Черноволосый, не слишком кудрявый, не достаточно умный на видок, но в очень умном виде — длинном пальто, прикрывающем его официальную рубашку и сияющий в тени поясок, поддерживающий его короткие брюки. На руках были и часы, и побрякушки светящиеся, и шрамы небольшие.

— Ну-ну, не нужно так официально, — сладко проговорил он и с интересом взглянул, навалившись на руку. — Мы же всё-таки бывшие одноклассники. Столько веселья вместе прошли…

— Ты прав, — согласилась я, не дрогнув и мускулом. — Но давай перейдем к делу, нам не нужна эта ностальгия, — сказала я и наклонилась, приняв важную позу. — Ты ведь, жалкий правитель, снова хочешь воссиять на троне?

Мы, замерев, наблюдали только друг за другом, даже несмотря на то, что официант преграждал обзор своей бледной рукой и давал какие-то вежливые комментарии.

— Я имею ввиду, Уорд, — продолжила я, все больше мрачнея в своих уродливых чертах, — что ты можешь отомстить моей сестре. Сделать то, что успокоит твое подбитое самолюбие.

Сколько нарциссизма было в его не самой приятной реакции! Сколько истерии в сжатых кулаках…

— Вот уж презренная тварь! Да вообще что-либо говорить обо мне… Пресмыкайся лучше, пока можешь! Или ты уже все забыла? — Уорд был раздражителен и нетерпелив, он мог уйти в любой момент… но не ушел бы, потому что всегда был омерзителен в своих желаниях. Нет, омерзителен до омерзительнейшего!

— Мне как-то все равно на тебя. Соглашайся или проваливай, Уорд, — перебила я его так громко, но в то же время органично, спокойно, как всецело управляющий уверенностью толпы оратор.

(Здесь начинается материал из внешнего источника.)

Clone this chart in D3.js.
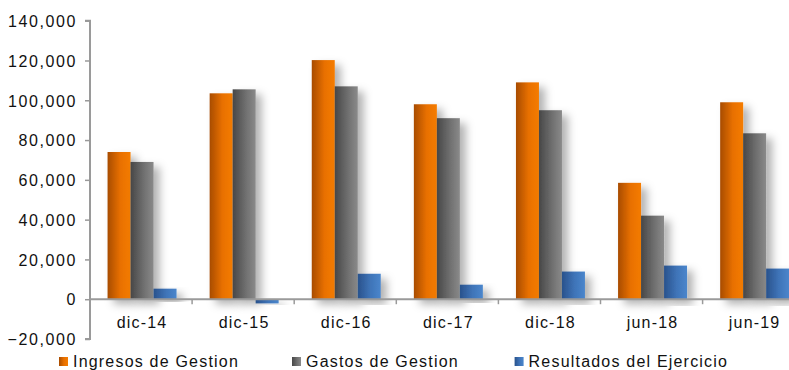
<!DOCTYPE html>
<html><head><meta charset="utf-8">
<script src="https://cdn.jsdelivr.net/npm/d3@7"></script>
<style>body{margin:0;background:#fff}svg{display:block}</style>
</head><body>
<svg id="chart" width="789" height="370"></svg>
<script>
const categories = ["dic-14","dic-15","dic-16","dic-17","dic-18","jun-18","jun-19"];
const seriesNames = ["Ingresos de Gestion","Gastos de Gestion","Resultados del Ejercicio"];
const ingresos = [74000,103500,120200,98000,109000,58500,99000];
const gastos = [69000,105500,107000,91000,95000,42000,83400];
const resultados = [5300,-2100,12800,7300,13900,16900,15400];
const yTicks = [-20000,0,20000,40000,60000,80000,100000,120000,140000];
const seriesValues = [ingresos, gastos, resultados];
const grads = [["#a84c00","#e87000","#f57c00"],["#474747","#6e6e6e","#8a8a8a"],["#29528c","#3f74b8","#4a86cc"]];

const svg = d3.select("#chart");
const defs = svg.append("defs");
grads.forEach((g,i)=>{
  const lg = defs.append("linearGradient").attr("id","g"+i).attr("x1","0").attr("x2","1").attr("y1","0").attr("y2","0");
  lg.append("stop").attr("offset","0%").attr("stop-color",g[0]);
  lg.append("stop").attr("offset","55%").attr("stop-color",g[1]);
  lg.append("stop").attr("offset","100%").attr("stop-color",g[2]);
});
const f = defs.append("filter").attr("id","sh").attr("x","-30%").attr("y","-10%").attr("width","200%").attr("height","130%");
f.append("feDropShadow").attr("dx",6).attr("dy",5).attr("stdDeviation",4).attr("flood-color","#000").attr("flood-opacity",0.3);

const x0 = d3.scaleBand().domain(categories).range([90, 804.7]).paddingInner(0).paddingOuter(0);
const x1 = d3.scaleBand().domain(d3.range(3)).range([0, x0.bandwidth()]).paddingInner(0).paddingOuter(0.72);
const y = d3.scaleLinear().domain([-20000,140000]).range([339, 20.7]);

const font = "'Liberation Sans', Arial, sans-serif";

// bars
seriesValues.forEach((vals, si)=>{
  svg.append("g").selectAll("rect").data(categories).join("rect")
    .attr("x", c => x0(c) + x1(si) + 1)
    .attr("width", x1.bandwidth())
    .attr("y", (c,i) => y(Math.max(0, vals[i])))
    .attr("height", (c,i) => Math.abs(y(vals[i]) - y(0)))
    .attr("fill", "url(#g"+si+")")
    .attr("filter","url(#sh)");
});

// y axis
const yAxis = svg.append("g").attr("transform","translate(90,0)")
  .call(d3.axisLeft(y).tickValues(yTicks).tickFormat(d3.format(",")).tickSize(5).tickPadding(8));
yAxis.select(".domain").attr("stroke","#9a9a9a").attr("stroke-width",2).attr("d","M-5,"+y(140000)+"H0V"+y(-20000)+"H-5");
yAxis.selectAll(".tick line").attr("stroke","#9a9a9a").attr("stroke-width",1.5);
yAxis.selectAll("text").attr("font-family",font).attr("font-size",16).attr("fill","#111").attr("letter-spacing","1.6px").attr("dy","0.36em");

// x axis at zero
const xg = svg.append("g").attr("transform","translate(0,"+y(0)+")");
xg.append("line").attr("x1",90).attr("x2",804.7).attr("y1",0).attr("y2",0).attr("stroke","#9a9a9a").attr("stroke-width",2);
xg.selectAll("line.t").data(categories.slice(1)).join("line").attr("class","t")
  .attr("x1",c=>x0(c)).attr("x2",c=>x0(c)).attr("y1",0).attr("y2",5).attr("stroke","#9a9a9a").attr("stroke-width",1.5);
xg.selectAll("text").data(categories).join("text")
  .attr("x",c=>x0(c)+x0.bandwidth()/2+1).attr("y",29)
  .attr("text-anchor","middle").attr("font-family",font).attr("font-size",16).attr("fill","#111").attr("letter-spacing","1.2px")
  .text(c=>c);

// legend
const legX = [59, 292, 514.6];
const lg = svg.append("g");
seriesNames.forEach((n,i)=>{
  lg.append("rect").attr("x",legX[i]).attr("y",357).attr("width",9).attr("height",9).attr("fill","url(#g"+i+")");
  lg.append("text").attr("x",legX[i]+14).attr("y",367).attr("font-family",font).attr("font-size",16).attr("fill","#111").attr("letter-spacing","1.2px").text(n);
});
</script>
</body></html>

Все повернулись на нас, и этот мелкий фифик сжался от такого широкого в некотором смысле внимания.

"Неприятно, когда смотрят, да?" — с улыбкой подумала я. А он тут же, успокоившись немного, пытался продолжить нашу сделку. Подобно важным личностям, он принял пафосную позу, сложив свои кисти вместе.

— Допустим я соглашаюсь, но в чем подвох? Чего ты хочешь от меня?

— Я? — слишком вычурно ахнула моя грудь. — Ничего. Мне просто хочется какой-то… справедливости. У меня только есть одно условия к тебе — никакого сексуального насилия.

— Боже правый! — смеясь фальцетом, закрыл своей драгоценной рукой Уорд свое лицо. — И на что я подписываюсь? Мне ее отшлепать тогда?

— Да. Ты накажешь ее, — пожала плечами я. —Теперь ты понимаешь? Все будет справедливо, ни больше, ни меньше. Такова моя цена — будь паинькой, и я все спланирую сама.

Он понимал. Прекрасно понимал, но не признавал, не делал виду. И в итоге ушел.

— Я подумаю, — взмазнула его рука и, развернувшись ко мне, показала сжатый на спине кулак, сжимающий клетчатый кашемир. — И не называй меня так больше!

Сомнение порождает ещё большее сомнение — как в объективной, так и в субъективной реальности. Именно поэтому ко мне подобралось только оно. Я начала сомневаться в собственной уверенности своего плана. Гигантизм стал нанизмом, а нанизм становился гигантизмом — или они просто менялись с друг другом, не уменьшаясь, не увеличиваясь совсем? Я уже и не знаю. Сомневаюсь в самой логике.